Why Are We Trying So Hard? The Ways Excessive Effort is Ruining Our Lives
There is a better way.
What I know is this: Trying harder didn’t make me feel better. It wasn’t until I made room to be who I was without all the trying that I saw a way forward—a way to exist hand in hand with my drive to create a beautiful existence and my fear of falling short.
Late last week, I was brainstorming topics for this edition of House Call, and nothing felt right. I’ve talked in the past about my “Goldilocking” tendency (I initially wrote about it here)—waiting for circumstances to be just right before getting started. I am forever in search of “just right,” and over the years, I’ve watched myself whittling my options down to the point of indecision. Last week was different, though. A new question popped up, offering an escape door to the never-good-enough lens I’ve worked through in life. As I parsed through ideas over and over again, I heard myself ask, Why am I trying so hard?

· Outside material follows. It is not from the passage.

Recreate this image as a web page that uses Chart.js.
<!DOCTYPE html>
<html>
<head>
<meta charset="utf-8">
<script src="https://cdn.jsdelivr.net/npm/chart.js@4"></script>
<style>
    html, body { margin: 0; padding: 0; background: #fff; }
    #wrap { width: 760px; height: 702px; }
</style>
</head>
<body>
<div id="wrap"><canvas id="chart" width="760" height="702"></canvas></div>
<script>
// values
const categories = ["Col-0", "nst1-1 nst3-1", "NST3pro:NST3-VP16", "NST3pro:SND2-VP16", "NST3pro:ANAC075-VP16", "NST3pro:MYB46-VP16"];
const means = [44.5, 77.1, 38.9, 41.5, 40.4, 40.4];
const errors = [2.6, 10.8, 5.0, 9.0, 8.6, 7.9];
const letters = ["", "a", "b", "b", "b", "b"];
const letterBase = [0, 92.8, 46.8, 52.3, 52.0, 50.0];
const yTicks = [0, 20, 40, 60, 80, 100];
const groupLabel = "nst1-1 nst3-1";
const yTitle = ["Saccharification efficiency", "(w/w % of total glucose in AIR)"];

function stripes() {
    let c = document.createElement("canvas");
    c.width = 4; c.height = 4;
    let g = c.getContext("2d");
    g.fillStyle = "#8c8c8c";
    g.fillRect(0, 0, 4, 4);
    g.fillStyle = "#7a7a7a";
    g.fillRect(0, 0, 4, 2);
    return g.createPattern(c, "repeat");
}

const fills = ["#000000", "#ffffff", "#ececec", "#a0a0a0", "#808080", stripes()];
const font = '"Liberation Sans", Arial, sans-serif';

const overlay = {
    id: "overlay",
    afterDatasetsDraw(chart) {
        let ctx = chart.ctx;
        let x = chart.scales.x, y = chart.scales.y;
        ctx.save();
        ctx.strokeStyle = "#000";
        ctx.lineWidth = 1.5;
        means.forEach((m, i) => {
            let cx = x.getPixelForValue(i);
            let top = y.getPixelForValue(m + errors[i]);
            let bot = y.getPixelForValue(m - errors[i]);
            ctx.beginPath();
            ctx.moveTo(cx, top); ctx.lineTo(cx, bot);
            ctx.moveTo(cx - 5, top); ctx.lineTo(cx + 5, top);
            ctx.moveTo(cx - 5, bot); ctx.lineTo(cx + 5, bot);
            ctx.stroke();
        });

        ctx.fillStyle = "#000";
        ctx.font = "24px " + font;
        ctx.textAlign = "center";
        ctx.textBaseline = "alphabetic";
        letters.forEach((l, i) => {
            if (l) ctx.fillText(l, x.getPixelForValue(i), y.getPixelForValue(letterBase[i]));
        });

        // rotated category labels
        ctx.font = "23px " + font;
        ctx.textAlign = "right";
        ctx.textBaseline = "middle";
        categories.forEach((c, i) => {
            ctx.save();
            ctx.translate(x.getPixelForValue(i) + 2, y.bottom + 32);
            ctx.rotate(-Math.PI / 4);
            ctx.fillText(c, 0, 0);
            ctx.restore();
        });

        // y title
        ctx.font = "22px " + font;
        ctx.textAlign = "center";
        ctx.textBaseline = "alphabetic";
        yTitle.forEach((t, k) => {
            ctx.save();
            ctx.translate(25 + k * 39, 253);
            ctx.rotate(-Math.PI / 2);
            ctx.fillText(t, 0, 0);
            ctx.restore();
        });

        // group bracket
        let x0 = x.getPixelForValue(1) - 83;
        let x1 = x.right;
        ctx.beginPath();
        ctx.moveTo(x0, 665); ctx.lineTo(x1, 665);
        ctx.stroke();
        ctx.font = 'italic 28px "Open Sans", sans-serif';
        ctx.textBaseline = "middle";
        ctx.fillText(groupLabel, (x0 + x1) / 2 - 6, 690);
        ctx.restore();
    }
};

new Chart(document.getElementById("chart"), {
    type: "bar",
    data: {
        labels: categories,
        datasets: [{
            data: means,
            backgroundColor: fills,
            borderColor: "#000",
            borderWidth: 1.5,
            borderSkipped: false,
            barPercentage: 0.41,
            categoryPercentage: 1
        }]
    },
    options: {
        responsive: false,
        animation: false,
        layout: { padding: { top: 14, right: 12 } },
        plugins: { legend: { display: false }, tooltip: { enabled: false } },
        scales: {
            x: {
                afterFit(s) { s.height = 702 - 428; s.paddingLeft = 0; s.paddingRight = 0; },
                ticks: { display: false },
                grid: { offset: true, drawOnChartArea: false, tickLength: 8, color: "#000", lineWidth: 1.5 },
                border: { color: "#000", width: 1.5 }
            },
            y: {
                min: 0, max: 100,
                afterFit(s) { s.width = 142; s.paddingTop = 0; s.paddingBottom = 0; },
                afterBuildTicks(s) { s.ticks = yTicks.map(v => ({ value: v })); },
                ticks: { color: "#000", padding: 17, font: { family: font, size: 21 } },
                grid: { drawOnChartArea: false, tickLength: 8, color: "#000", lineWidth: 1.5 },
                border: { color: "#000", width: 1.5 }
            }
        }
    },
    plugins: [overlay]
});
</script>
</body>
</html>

In every endeavor, I’ve always strived for “better.” It’s gotten me a lot of things I thought I wanted in this life. Even as things in the past year unraveled and revealed a whole new set of unmet needs, I never stopped trying for better in every area of my life, often without even realizing it. I’ll be doing something totally innocuous, like loading the dishwasher, and find myself thinking, This isn’t the right way to do this. You should know this by now. Do it differently. Do it better. Do it the right way. This way of thinking had become so intrinsically wound into every minute action that when I noticed it for the first time, I could barely perceive where my desire to perform stopped and my true self began. I couldn’t just stop trying, even once I consciously saw it as unnecessary.
So over the past few months, I have made it my job to listen and observe how I move through life. I wanted to watch myself, notice the judgment as I watch myself, and in the end, realize that even without all my try-harding, I am OK. Things are not falling apart. In doing so, I’ve started to unravel the motivation behind the extra effort and try-hardness. And even as I saw that I didn’t want to be exhausted by my own expectations, the idea of letting that go was terrifying. What would become of me if I let it all slide? I was terrified to find out. I still am.

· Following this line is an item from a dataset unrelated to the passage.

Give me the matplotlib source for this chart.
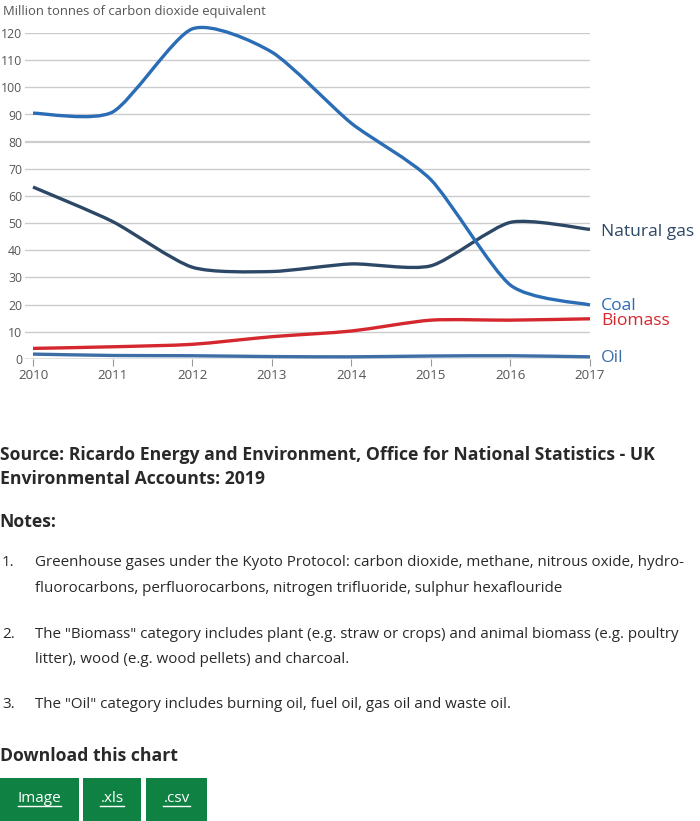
import numpy as np
import matplotlib
matplotlib.use("Agg")
import matplotlib.pyplot as plt
from matplotlib.patches import Rectangle
from matplotlib.path import Path
from matplotlib.patches import PathPatch

years = [2010, 2011, 2012, 2013, 2014, 2015, 2016, 2017]
coal = [90.5, 90.9, 121.5, 113.0, 86.8, 66.0, 27.2, 19.9]
natural_gas = [63.3, 50.6, 33.8, 32.2, 35.0, 34.3, 50.3, 47.7]
biomass = [3.9, 4.5, 5.4, 8.2, 10.3, 14.3, 14.3, 14.8]
oil = [1.8, 1.3, 1.2, 0.9, 0.8, 1.1, 1.2, 0.8]
series_names = ["Natural gas", "Coal", "Biomass", "Oil"]
y_ticks = [0, 10, 20, 30, 40, 50, 60, 70, 80, 90, 100, 110, 120]

colors = {"Coal": "#2a6db5", "Natural gas": "#2d4867", "Biomass": "#d4272e", "Oil": "#3e6ea6"}

W, H = 700, 821
fig = plt.figure(figsize=(W / 100, H / 100), dpi=100)
plt.rcParams['font.family'] = ['Open Sans', 'DejaVu Sans']


def px(x, y):
    return x / W, 1 - y / H


# axes: left 25px, right 590px, top (120) 33px, bottom (0) 359px
ax = fig.add_axes([25 / W, 1 - 359 / H, (590 - 25) / W, (359 - 33) / H])
x_left = 2010 - 8 / ((590 - 33) / 7)
ax.set_xlim(x_left, 2017)
ax.set_ylim(0, 120)


def cardinal_path(xs, ys, tension=0.3):
    """d3-style cardinal spline through the data points."""
    pts = np.column_stack([np.asarray(xs, float), np.asarray(ys, float)])
    n = len(pts)
    k = (1 - tension) / 6
    verts = [pts[0]]
    codes = [Path.MOVETO]
    for i in range(n - 1):
        p0 = pts[i - 1] if i > 0 else pts[i]
        p1 = pts[i]
        p2 = pts[i + 1]
        p3 = pts[i + 2] if i + 2 < n else pts[i + 1]
        c1 = p1 + k * (p2 - p0)
        c2 = p2 - k * (p3 - p1)
        verts += [c1, c2, p2]
        codes += [Path.CURVE4] * 3
    return Path(verts, codes)


for v in y_ticks:
    if v == 0:
        continue
    ax.axhline(v, color="#cccccc", lw=1.6 if v == 80 else 1.0, zorder=1)
ax.axhline(0, color="#666666", lw=1.0, zorder=1)

data = {"Natural gas": natural_gas, "Coal": coal, "Biomass": biomass, "Oil": oil}
for name in ["Oil", "Biomass", "Natural gas", "Coal"]:
    path = cardinal_path(years, data[name])
    patch = PathPatch(path, transform=ax.transData, facecolor="none", edgecolor=colors[name],
                      lw=2.4, capstyle="butt", zorder=3, clip_on=False)
    ax.add_patch(patch)

label_offsets = {"Natural gas": -1.0, "Coal": -0.3, "Biomass": -0.8, "Oil": -0.4}
for name in series_names:
    ax.text(2017 + 0.14, data[name][-1] + label_offsets[name], name, color=colors[name],
            fontsize=12.6, va="center", ha="left", clip_on=False)

for s in ax.spines.values():
    s.set_visible(False)
ax.set_xticks(years)
ax.set_xticklabels([str(y) for y in years])
ax.set_yticks(y_ticks)
ax.tick_params(axis="x", length=5, color="#999999", labelsize=9.6, labelcolor="#555555", pad=2)
ax.tick_params(axis="y", length=0, labelsize=8.8, labelcolor="#555555", pad=2)
ax.patch.set_alpha(0)

fig.text(*px(3, 12), "Million tonnes of carbon dioxide equivalent", fontsize=9.35,
         color="#555555", va="center", ha="left")

txt = "#2a292a"
fig.text(*px(0, 455), "Source: Ricardo Energy and Environment, Office for National Statistics - UK",
         fontsize=12.7, fontweight="bold", color=txt, va="center")
fig.text(*px(0, 479), "Environmental Accounts: 2019", fontsize=12.7, fontweight="bold", color=txt, va="center")
fig.text(*px(-1, 522), "Notes:", fontsize=12.7, fontweight="bold", color=txt, va="center")

notes = [
    ("1.", ["Greenhouse gases under the Kyoto Protocol: carbon dioxide, methane, nitrous oxide, hydro-",
            "fluorocarbons, perfluorocarbons, nitrogen trifluoride, sulphur hexaflouride"], 563),
    ("2.", ["The \"Biomass\" category includes plant (e.g. straw or crops) and animal biomass (e.g. poultry",
            "litter), wood (e.g. wood pellets) and charcoal."], 634),
    ("3.", ["The \"Oil\" category includes burning oil, fuel oil, gas oil and waste oil."], 704),
]
for num, lines, y0 in notes:
    fig.text(*px(2, y0), num, fontsize=10.9, color=txt, va="center")
    for k, line in enumerate(lines):
        fig.text(*px(35, y0 + 25 * k), line, fontsize=10.9, color=txt, va="center")

fig.text(*px(0, 756), "Download this chart", fontsize=12.7, fontweight="bold", color=txt, va="center")

buttons = [("Image", 0, 79), (".xls", 83, 141), (".csv", 146, 207)]
btn_texts = []
for label, x0, x1 in buttons:
    fig.add_artist(Rectangle((x0 / W, 0), (x1 - x0) / W, (821 - 778) / H,
                             transform=fig.transFigure, color="#0f8243", lw=0))
    btn_texts.append(fig.text(*px((x0 + x1) / 2, 798), label, fontsize=11.0, color="white",
                              ha="center", va="center"))

renderer = fig.canvas.get_renderer()
for t in btn_texts:
    bb = t.get_window_extent(renderer=renderer)
    fig.add_artist(plt.Line2D([bb.x0 / W, bb.x1 / W], [1 - 806 / H, 1 - 806 / H],
                              transform=fig.transFigure, color="white", lw=1))

fig.savefig("out.png", dpi=100, facecolor="white")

When Excessive Effort Becomes Unsustainable
If your life has ever become so unmanageable that you’ve felt there was no choice but to look for a new way to move through the world, you know your circumstance is not for lack of trying. In fact, we’re the ones who try our hardest. More is always the answer. More effort, more grit, more fight, more angles. You were probably praised for never giving up. I bet you bristled at the title of this essay. I bristled writing it. But what I know is this: Trying harder didn’t make me feel better. It wasn’t until I made room to be who I was without all the trying that I saw a way forward—a way to exist hand in hand with my drive to create a beautiful existence and my fear of falling short.
At its core, this proclivity toward trying so hard is about maintaining a sense of control. We try so hard to build a life we love, and we think it'll slip away if we loosen our grip for just a second. But it doesn’t work that way. The life you’ve accumulated doesn’t just evaporate because you stop striving for better. It takes time and trust to know this for oneself, and my words can’t give you what you have to give yourself. But in sharing my experiences, you may begin to see yourself, to decipher where the blurred line between performing for acceptance and accepting yourself begins and ends.

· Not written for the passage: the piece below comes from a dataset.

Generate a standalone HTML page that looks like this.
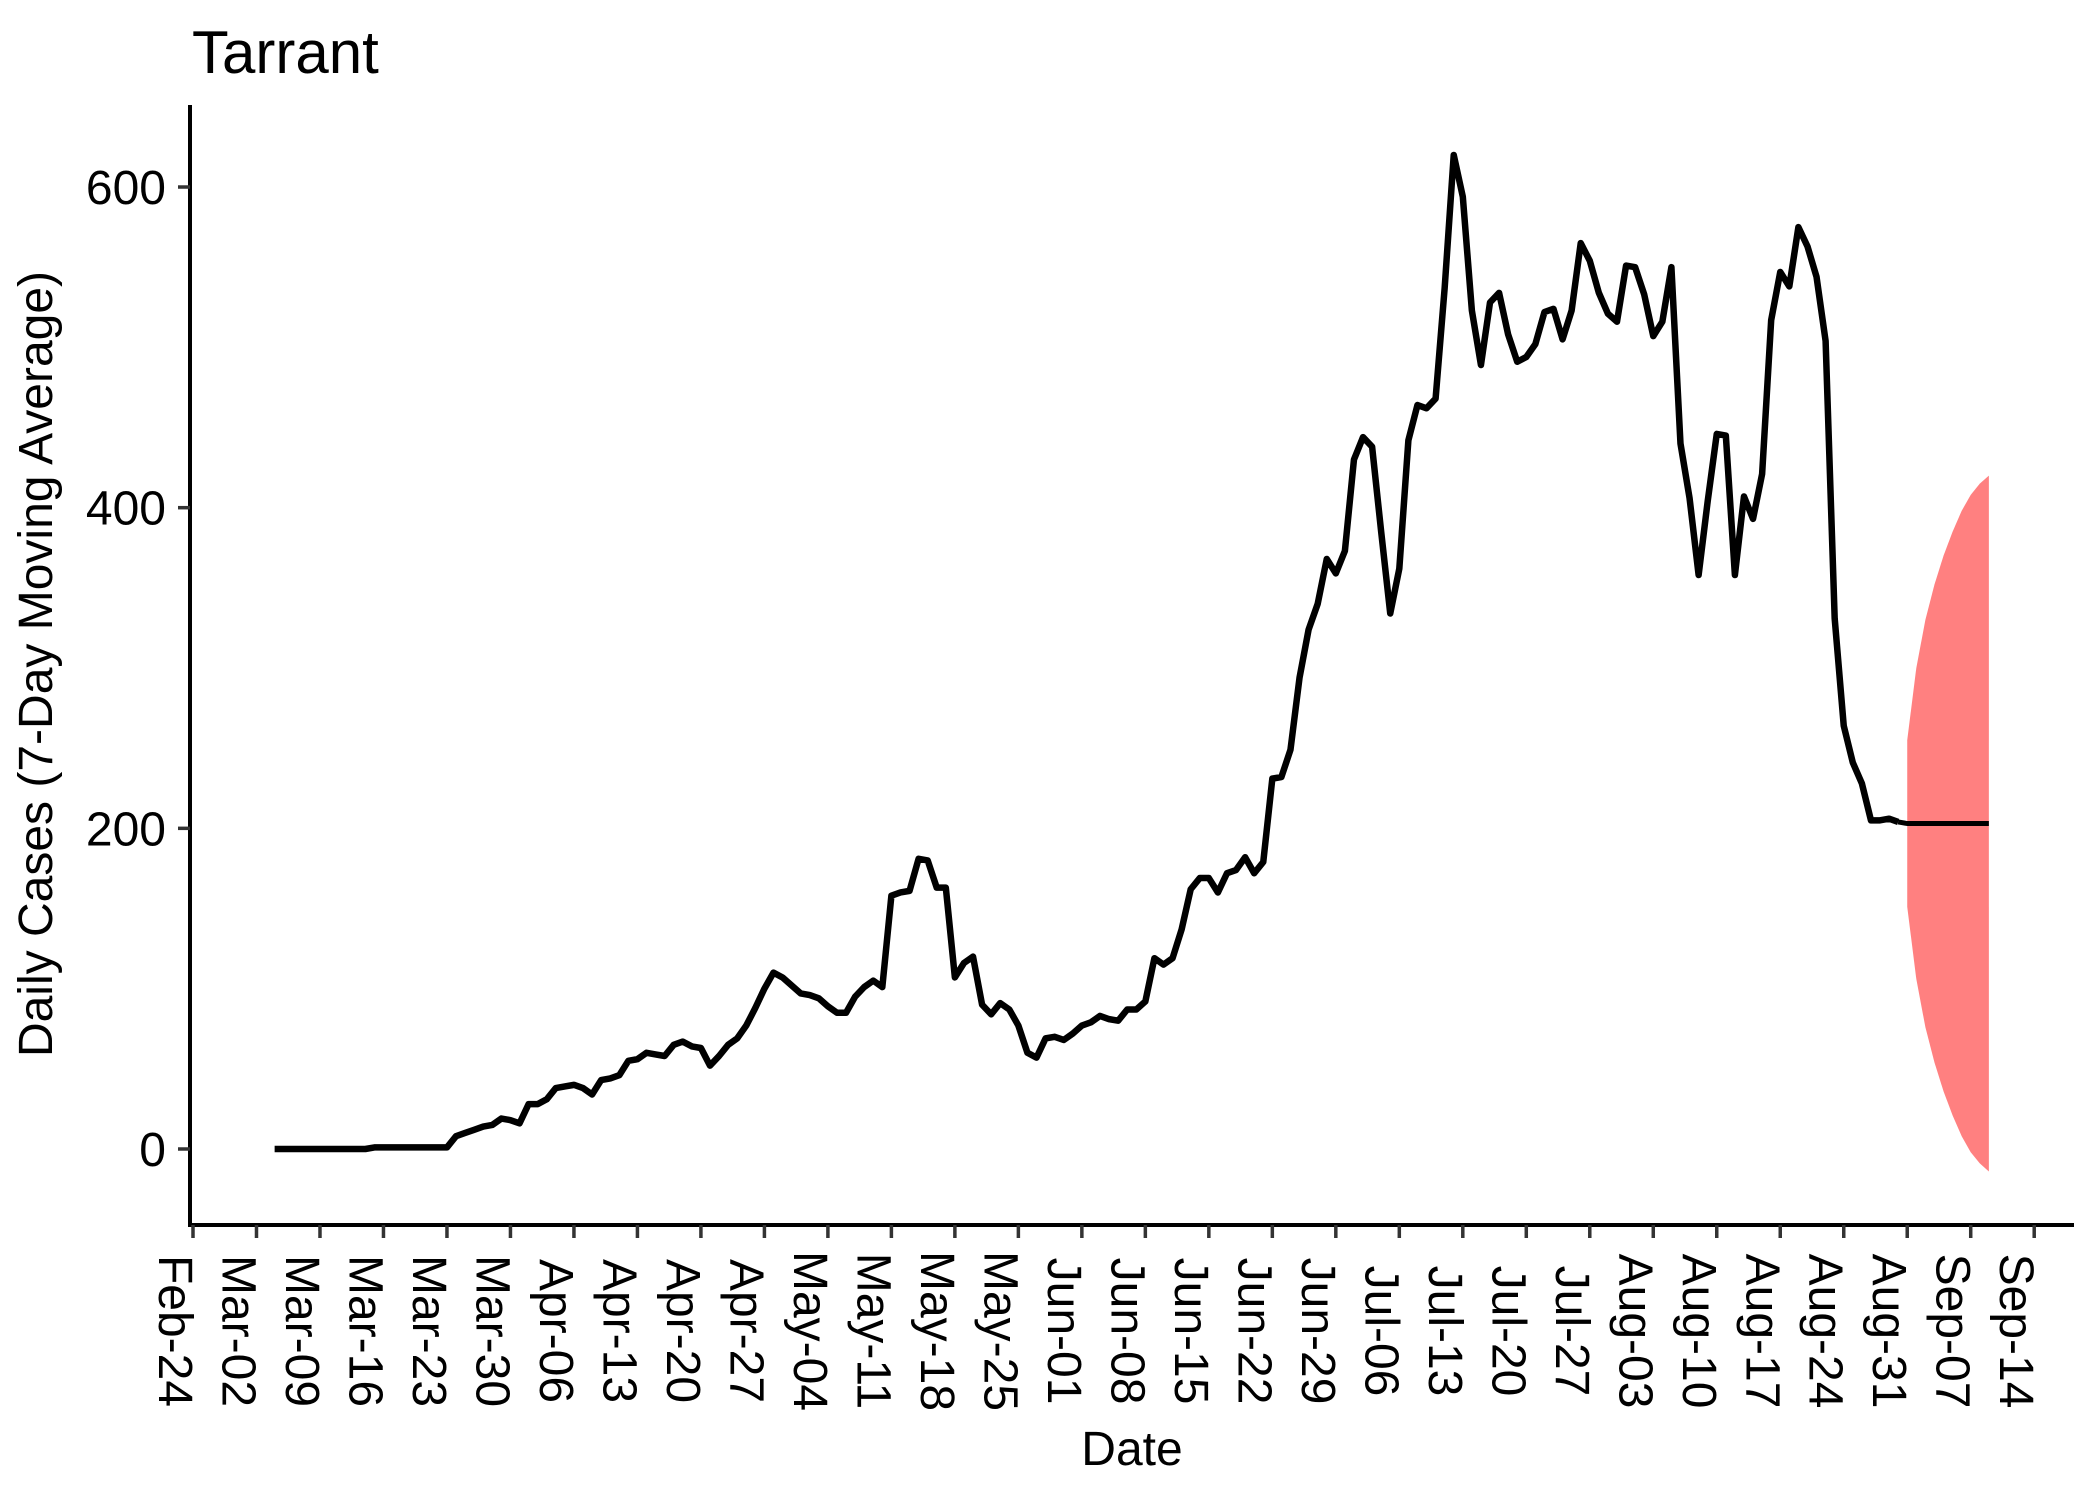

Today I will explore a few questions that will hold different answers for each of us: What is the cost of all this overworking, overperforming, and overdoing? How can we hold the adaptive qualities of our drive and enjoy the fruits of our labor—not the output, but the accumulation of wisdom, skill, and efficiency we gain over time?
Why is it so hard to stop trying so hard?
And why is it embarrassing to admit we’re trying in the first place?
How Endless Striving Impacts Every Area of Life
We spend a lot of time trying to conceal the ways we’re exerting effort and control, which makes this conversation off-limits for many. We have spent years cultivating the appearance of ducks gliding on the surface of a pond while ferociously paddling under the surface. We’re winded, we’re tired, but no one can know. This double bind makes stepping out into a new way of being particularly difficult. It feels like you’ve failed not only yourself but also anyone who has come to depend on the facade.